◆ **What you will do**
In this exercise, the entries below include pictures. Repeat exactly the lines from the line with "Rebuild this chart" to the line with "y_dom = [(H - 362) / H, (H - 67) / H]", including both, but without the pictures.

[Code that draws figures]
++++++++++++++++++++
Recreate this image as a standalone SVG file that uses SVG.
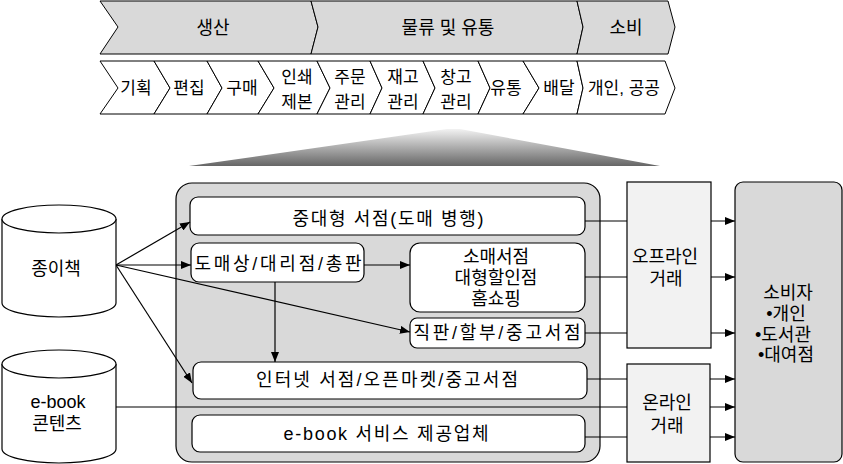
<svg xmlns="http://www.w3.org/2000/svg" width="843" height="464" viewBox="0 0 843 464">
<defs>
<style>
text{font-family:"Liberation Sans","Noto Sans CJK KR",sans-serif;fill:#000;text-anchor:middle;dominant-baseline:central}
.t18{font-size:18px}
.t17{font-size:17px}
.chev1{fill:#d9d9d9;stroke:#000;stroke-width:1}
.chev2{fill:#fff;stroke:#000;stroke-width:1}
.box{fill:#fff;stroke:#000;stroke-width:1.2}
.gbox{fill:#d9d9d9;stroke:#000;stroke-width:1.2}
.lbox{fill:#f2f2f2;stroke:#000;stroke-width:1.2}
.cyl{fill:#fff;stroke:#000;stroke-width:1.2}
.ln{fill:none;stroke:#000;stroke-width:1.2}
.arr{marker-end:url(#ah)}
</style>
<marker id="ah" markerUnits="userSpaceOnUse" markerWidth="10" markerHeight="8" refX="10" refY="4" orient="auto">
<path d="M0,0 L10,4 L0,8 Z" fill="#000"/>
</marker>
<linearGradient id="tg" x1="0" y1="0" x2="0" y2="1">
<stop offset="0" stop-color="#f2f2f2"/>
<stop offset="1" stop-color="#666"/>
</linearGradient>
</defs>

<g id="stage-row">
<g id="s-production"><polygon class="chev1" points="100,1 311,1 318,27 311,54 100,54 118,27"/><text class="t18" x="213" y="28">생산</text></g>
<g id="s-logistics"><polygon class="chev1" points="311,1 577,1 583,27 577,54 311,54 318,27"/><text class="t18" x="448" y="28">물류 및 유통</text></g>
<g id="s-consume"><polygon class="chev1" points="577,1 668,1 675,27 668,54 577,54 583,27"/><text class="t18" x="626" y="28">소비</text></g>
</g>

<g id="step-row">
<g id="p1"><polygon class="chev2" points="100,61 154,61 170,88 154,114 100,114 118,88"/><text class="t17" x="136" y="88">기획</text></g>
<g id="p2"><polygon class="chev2" points="154,61 207,61 222,88 207,114 154,114 170,88"/><text class="t17" x="189" y="88">편집</text></g>
<g id="p3"><polygon class="chev2" points="207,61 258,61 274,88 258,114 207,114 222,88"/><text class="t17" x="242" y="88">구매</text></g>
<g id="p4"><polygon class="chev2" points="258,61 317,61 330,88 317,114 258,114 274,88"/><text class="t17" x="297" y="77">인쇄</text><text class="t17" x="297" y="102">제본</text></g>
<g id="p5"><polygon class="chev2" points="317,61 370,61 382,88 370,114 317,114 330,88"/><text class="t17" x="350" y="77">주문</text><text class="t17" x="350" y="102">관리</text></g>
<g id="p6"><polygon class="chev2" points="370,61 423,61 435,88 423,114 370,114 382,88"/><text class="t17" x="403" y="77">재고</text><text class="t17" x="403" y="102">관리</text></g>
<g id="p7"><polygon class="chev2" points="423,61 478,61 490,88 478,114 423,114 435,88"/><text class="t17" x="456" y="77">창고</text><text class="t17" x="456" y="102">관리</text></g>
<g id="p8"><polygon class="chev2" points="478,61 523,61 539,88 523,114 478,114 490,88"/><text class="t17" x="506" y="88">유통</text></g>
<g id="p9"><polygon class="chev2" points="523,61 577,61 583,88 577,114 523,114 539,88"/><text class="t17" x="559" y="88">배달</text></g>
<g id="p10"><polygon class="chev2" points="577,61 665,61 675,88 665,114 577,114 583,88"/><text class="t17" x="624" y="88">개인, 공공</text></g>
</g>

<g id="zoom-wedge"><polygon points="189,166 447,129 460,129 660,166" fill="url(#tg)"/></g>

<g id="channel-area"><rect class="gbox" x="176" y="183" width="424" height="279" rx="16"/></g>

<g id="n-midlarge"><rect class="box" x="190" y="197" width="395" height="38" rx="8"/><text class="t18" x="388" y="219" textLength="191" lengthAdjust="spacing">중대형 서점(도매 병행)</text></g>
<g id="n-wholesale"><rect class="box" x="191" y="243" width="173" height="39" rx="8"/><text class="t18" x="278" y="264" textLength="167" lengthAdjust="spacing">도매상/대리점/총판</text></g>
<g id="n-retail"><rect class="box" x="410" y="243" width="175" height="69" rx="10"/><text class="t18" x="496" y="257">소매서점</text><text class="t18" x="496" y="278">대형할인점</text><text class="t18" x="496" y="299">홈쇼핑</text></g>
<g id="n-direct"><rect class="box" x="410" y="318" width="175" height="30" rx="7"/><text class="t18" x="497" y="333" textLength="167" lengthAdjust="spacing">직판/할부/중고서점</text></g>
<g id="n-internet"><rect class="box" x="193" y="362" width="394" height="37" rx="8"/><text class="t18" x="387" y="380" textLength="262" lengthAdjust="spacing">인터넷 서점/오픈마켓/중고서점</text></g>
<g id="n-ebooksvc"><rect class="box" x="192" y="415" width="393" height="37" rx="8"/><text class="t18" x="386" y="434" textLength="205" lengthAdjust="spacing">e-book  서비스 제공업체</text></g>

<g id="connectors">
<line class="ln arr" x1="116" y1="265" x2="190" y2="222"/>
<line class="ln arr" x1="116" y1="265" x2="191" y2="265"/>
<line class="ln arr" x1="116" y1="265" x2="410" y2="332"/>
<line class="ln arr" x1="116" y1="265" x2="192" y2="383"/>
<line class="ln arr" x1="364" y1="265" x2="410" y2="265"/>
<line class="ln arr" x1="275" y1="282" x2="275" y2="362"/>
<line class="ln arr" x1="585" y1="221" x2="735" y2="221"/>
<line class="ln arr" x1="585" y1="277" x2="735" y2="277"/>
<line class="ln arr" x1="585" y1="333" x2="735" y2="333"/>
<line class="ln arr" x1="587" y1="379" x2="735" y2="379"/>
<line class="ln arr" x1="116" y1="407" x2="735" y2="407"/>
<line class="ln arr" x1="585" y1="437" x2="735" y2="437"/>
</g>

<g id="n-offline"><rect class="lbox" x="627" y="182" width="84" height="166"/><text class="t18" x="665" y="257">오프라인</text><text class="t18" x="666" y="279">거래</text></g>
<g id="n-online"><rect class="lbox" x="627" y="364" width="83" height="98"/><text class="t18" x="667" y="403">온라인</text><text class="t18" x="667" y="426">거래</text></g>
<g id="n-consumer"><rect class="gbox" x="735" y="182" width="107" height="280" rx="8"/><text class="t18" x="788" y="293">소비자</text><text class="t18" x="786" y="314">•개인</text><text class="t18" x="783" y="335">•도서관</text><text class="t18" x="786" y="355">•대여점</text></g>

<g id="n-paperbook"><path class="cyl" d="M2,219 L2,303 A57,14 0 0 0 116,303 L116,219"/><ellipse class="cyl" cx="59" cy="219" rx="57" ry="14"/><text class="t18" x="56" y="269">종이책</text></g>
<g id="n-ebook"><path class="cyl" d="M2,364 L2,449 A57,14 0 0 0 116,449 L116,364"/><ellipse class="cyl" cx="59" cy="364" rx="57" ry="14"/><text class="t18" x="58" y="402">e-book</text><text class="t18" x="57" y="424">콘텐츠</text></g>
</svg>
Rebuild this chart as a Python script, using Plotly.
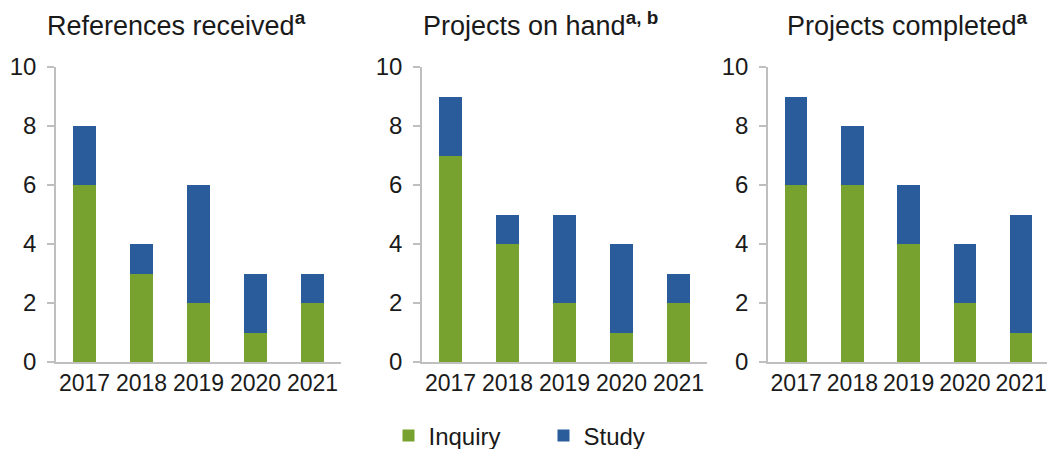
import plotly.graph_objects as go

years = ["2017", "2018", "2019", "2020", "2021"]
panel_titles = [
    "References received<sup><b>a</b></sup>",
    "Projects on hand<sup><b>a, b</b></sup>",
    "Projects completed<sup><b>a</b></sup>",
]
inquiry_received = [6, 3, 2, 1, 2]
study_received = [2, 1, 4, 2, 1]
inquiry_on_hand = [7, 4, 2, 1, 2]
study_on_hand = [2, 1, 3, 3, 1]
inquiry_completed = [6, 6, 4, 2, 1]
study_completed = [3, 2, 2, 2, 4]
y_ticks = [0, 2, 4, 6, 8, 10]

GREEN = "#78A22F"
BLUE = "#2A5C9C"
W = 1047
H = 449

inquiry_sets = [inquiry_received, inquiry_on_hand, inquiry_completed]
study_sets = [study_received, study_on_hand, study_completed]

# layout geometry (pixels)
x_domains = [(56, 341), (422, 707), (768, 1047)]
x_ranges = [[-0.5, 4.5], [-0.5, 4.5], [-0.5, 4.46]]
title_x = [176, 540, 907]
y_dom = [(H - 362) / H, (H - 67) / H]

fig = go.Figure()
for i in range(3):
    xa = "x" if i == 0 else f"x{i+1}"
    ya = "y" if i == 0 else f"y{i+1}"
    fig.add_trace(go.Bar(x=years, y=inquiry_sets[i], name="Inquiry",
                         marker=dict(color=GREEN, line=dict(width=0)),
                         xaxis=xa, yaxis=ya, showlegend=(i == 0),
                         legendgroup="inq"))
    fig.add_trace(go.Bar(x=years, y=study_sets[i], name="Study",
                         marker=dict(color=BLUE, line=dict(width=0)),
                         xaxis=xa, yaxis=ya, showlegend=(i == 0),
                         legendgroup="stu"))

font_family = "Liberation Sans, Arial, sans-serif"
layout = dict(
    width=W, height=H,
    margin=dict(l=0, r=0, t=0, b=0, autoexpand=False),
    barmode="stack",
    bargap=0.6,
    plot_bgcolor="white",
    paper_bgcolor="white",
    font=dict(family=font_family, size=23, color="#1a1a1a"),
    legend=dict(orientation="h", x=0.5 + 20 / W, xanchor="center",
                y=1 - 436 / H, yanchor="middle", font=dict(size=24),
                entrywidth=110, itemwidth=30, traceorder="normal"),
)
annotations = []
for i in range(3):
    sx = "" if i == 0 else str(i + 1)
    layout[f"xaxis{sx}"] = dict(
        domain=[x_domains[i][0] / W, x_domains[i][1] / W],
        anchor=f"y{sx}", range=x_ranges[i], showline=True,
        linecolor="#BFBFBF", linewidth=1.5, ticks="", showgrid=False,
        tickfont=dict(size=23), fixedrange=True,
    )
    layout[f"yaxis{sx}"] = dict(
        domain=y_dom, anchor=f"x{sx}", range=[0, 10], tickvals=y_ticks,
        showline=True, linecolor="#BFBFBF", linewidth=1.5, ticks="outside",
        ticklen=7, tickcolor="#BFBFBF", tickwidth=1.5, showgrid=False,
        zeroline=False, tickfont=dict(size=24), ticklabelstandoff=6,
    )
    annotations.append(dict(
        text=panel_titles[i], x=title_x[i] / W, y=(H - 24) / H,
        xref="paper", yref="paper", xanchor="center", yanchor="middle",
        showarrow=False, font=dict(size=27, color="#1a1a1a"),
    ))
layout["annotations"] = annotations
fig.update_layout(**layout)

fig.write_html("out.html",
               config={"displayModeBar": False},
               post_script="document.body.style.margin='0';"
                           "document.body.style.overflow='hidden';")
++++++++++++++++++++
◆ **Exercise answer**
Rebuild this chart as a Python script, using Plotly.
import plotly.graph_objects as go

years = ["2017", "2018", "2019", "2020", "2021"]
panel_titles = [
    "References received<sup><b>a</b></sup>",
    "Projects on hand<sup><b>a, b</b></sup>",
    "Projects completed<sup><b>a</b></sup>",
]
inquiry_received = [6, 3, 2, 1, 2]
study_received = [2, 1, 4, 2, 1]
inquiry_on_hand = [7, 4, 2, 1, 2]
study_on_hand = [2, 1, 3, 3, 1]
inquiry_completed = [6, 6, 4, 2, 1]
study_completed = [3, 2, 2, 2, 4]
y_ticks = [0, 2, 4, 6, 8, 10]

GREEN = "#78A22F"
BLUE = "#2A5C9C"
W = 1047
H = 449

inquiry_sets = [inquiry_received, inquiry_on_hand, inquiry_completed]
study_sets = [study_received, study_on_hand, study_completed]

# layout geometry (pixels)
x_domains = [(56, 341), (422, 707), (768, 1047)]
x_ranges = [[-0.5, 4.5], [-0.5, 4.5], [-0.5, 4.46]]
title_x = [176, 540, 907]
y_dom = [(H - 362) / H, (H - 67) / H]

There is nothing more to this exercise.